Site icon Portal informacyjny STRAJK

Turecki odwet za zamach w Ankarze

Śledztwo w sprawie zamachu terrorystycznego w Ankarze dopiero się zaczęło, ale rząd turecki wie swoje. Tragedię wykorzystał jako pretekst do nowego ataku na Kurdów.

Tereny Irackiego Kurdystanu / Wikimedia Commons

Dziewięć F-16 i dwa F-4 zbombardowały pozycje Kurdów w górach Kandil w północnym Iraku. Działają tam oddziały wywodzące się z Partii Pracujących Kurdystanu, tej samej, która od kilkudziesięciu lat walczy o autonomię dla Kurdów w ramach państwa tureckiego i jest z tego powodu traktowana w Ankarze jak organizacja terrorystyczna. Turkom nie przeszkadzał fakt, że w północnym Iraku Kurdowie walczą z Państwem Islamskim nie tylko o wolność, ale o fizyczne przetrwanie. Ich bojowymi osiągnięciami nie raz zachwycali się nawet Amerykanie, którzy zresztą kierowali do nich nie tylko ciepłe słowa, ale i dostawy broni. Recep Tayyip Erdogan pokazał już jednak nie raz, że wykorzysta każdą okazję, by osłabić Kurdów i w rezultacie nie dopuścić do tego, by kiedykolwiek zdobyli niepodległe państwo. Amerykańscy sojusznicy mogą mówić dobrze o Kurdach. Rząd turecki po zaledwie kilkugodzinnym (sic!) śledztwie w sprawie zamachu w Ankarze stwierdził, że z całą pewnością jego autorami są działacze Partii Pracujących Kurdystanu.
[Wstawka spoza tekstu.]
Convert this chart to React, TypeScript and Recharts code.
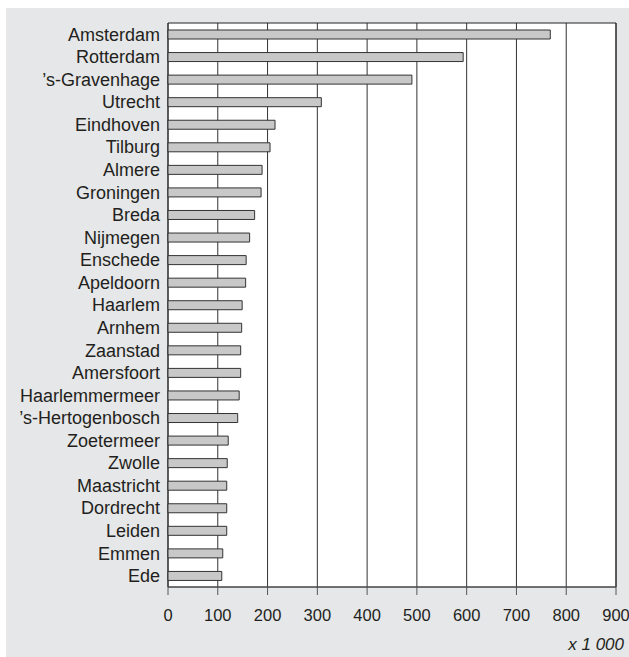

Wskutek nalotu w północnym Iraku zniszczone zostały partyzanckie schrony i magazyny amunicji. O ofiarach w ludziach nie wiadomo. Tureckie siły porządkowe zaatakowały Kurdów również w samej Turcji. W Stambule do aresztów trafiło 15 osób podejrzewanych o związki ze zbrojnymi formacjami kurdyjskimi, w południowej Adanie – 36 „terrorystów”. Minister spraw zagranicznych Siergiej Ławrow powiedział również dziś rano, że jego kraj ma dowody na to, że tureckie wojsko, wbrew prawu międzynarodowemu, przekroczyło syryjską granicę o kilkaset metrów. Rosyjski dyplomata twierdzi, że w ten sposób Turcy przygotowują się do frontalnego ataku na Kurdów w wypadku, gdyby ci wyrwali z rąk dżihadystów kolejny fragment północnej Syrii.